Frank Sr & Frank Jr Lampard
Frank Lampard Sr was a marauding left back who spent 20 years at West Ham United, becoming one of the most revered players in the East London club’s history. He’s second only to Billy Bonds in terms of appearances for the club, clocking up 670 games for The Hammers. During his stint with The Irons, Lampard Sr won two FA Cup medals in 1975 and 1980 as well as the old Second Division in 1981. Despite his lengthy career, the full back only managed 2 appearances for England. After hanging up his boots, he returned to West Ham in ’94 as assistant boss and spent seven years in the dugout alongside his brother-in-law Harry Redknapp before their departure in 2001.
On the other hand, Frank Lampard Jr went on to become the eighth-most capped player in England’s history. The box-to-box midfielder also became his country’s 10th highest goalscorer before his retirement from international football in 2014. Like his father, Lampard began his career at West Ham but felt his position at the club was untenable after his father’s dismissal as assistant manager. He made the move to West London rivals Chelsea for £11M where he spent 13 trophy laden years, becoming the club’s all-time top goalscorer in the process.
Brian & Nigel Clough
Brian Clough was a prolific striker in England’s second tier scoring 267 goals in 296 games before a cruciate ligament tear ended his career in 1962. Clough took his first managerial job at Hartlepool United aged just 29 and went on to be regarded as one of the greatest managers of all time. He cemented his reputation as one of England’s top coaches while at Derby County, winning the First Division title in 1972. After ill-fated spells in charge of Brighton and Leeds, Clough joined Nottingham Forest in 1975.
Under his stewardship, Forest enjoyed unprecedented success including four league titles and back-to-back European Cups (1978-80). He remained at the City Ground for 18 years until the club’s relegation in ’93. Nigel Clough played under his father at Forest, earning a reputation as a goalscoring midfielder. His impressive form and Forest’s relegation paved the way for £2.75M move to Liverpool during the summer of 1993. Despite an impressive start to his Anfield career, Clough lost his place in the side to 18-year-old prodigy Robbie Fowler.
Clough spent the next two years club-hopping before joining Burton Albion as player/manager. After finally hanging his boots up in 2008, Clough entered management full-time with Burton before being offered the opportunity to follow in his father’s footsteps by taking charge of Derby County. Clough was relieved of his duties at Pride Park after four years in charge, making him their longest serving boss in over a decade. After a short stint at Sheffield United, Clough returned to Burton where he currently remains.
Patrick & Justin Kluivert
Patrick Kluivert was the 18-year-old Ajax wonderkid who came off the bench in the 1995 Champions League Final to score an 85th-minute winner against Juventus. After winning every trophy available during a three-year spell at the Dutch giants, the striker moved to AC Milan at the end of an injury plagued 1996/97 season. Kluivert spent one miserable year at the San Siro that bore only six goals before moving to Barcelona for £9M. The Dutchman rediscovered his goalscoring touch at the Nou Camp, netting 122 goals in 257 appearances.

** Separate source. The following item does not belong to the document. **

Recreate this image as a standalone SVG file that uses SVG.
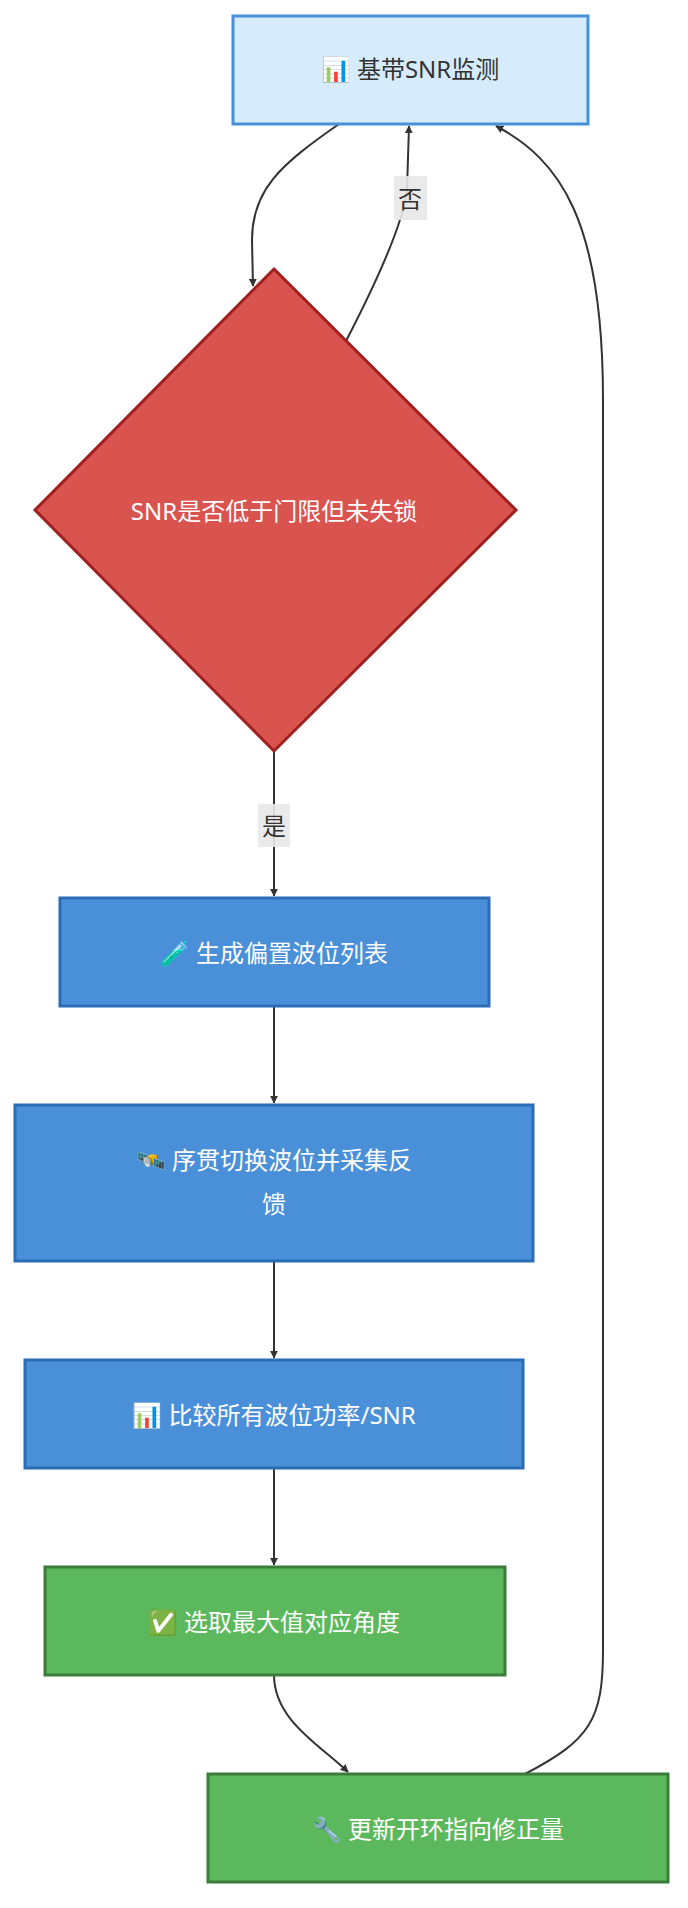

Following brief stints at Newcastle, Valencia, PSV and Lille, Kluivert called it a day in 2008. With 40 goals in 79 games, the striker was all-time leading goalscorer for the Netherlands until that record was broken by Robin van Persie in 2013.
Justin Kluivert followed in his father’s footsteps by making his Ajax debut at the age of 18. The young striker spent two seasons at the Amsterdam Arena, scoring 13 goals before making an £16M move to Roma. Kluivert Jr has so far earned two caps for the Dutch national side.
— Patrick Kluivert (@PatrickKluivert) August 10, 2019
Alf Inge & Erling Håland
And finally, Norwegian father-and-son duo, Alf Inge & Erling Håland. Håland Sr is best remembered for his 10-year stint in England’s top flight and his infamous feud with Roy Keane. The row culminated in an x-rated challenge by the former United captain which Håland later cited as the main reason behind his early retirement. The dependable midfielder also won 34 caps for Norway and represented his country at the 1994 World Cup.
Erling Braut Håland came to the world’s attention this season with prolific goalscoring exploits for Red Bull Salzburg. The 6’4 striker has netted 26 goals in just 18 games this season and became the first teenager in Champions League history to score in 4 consecutive games. His form at club level resulted in an international call-up this season with the 19-year-old winning two caps so far.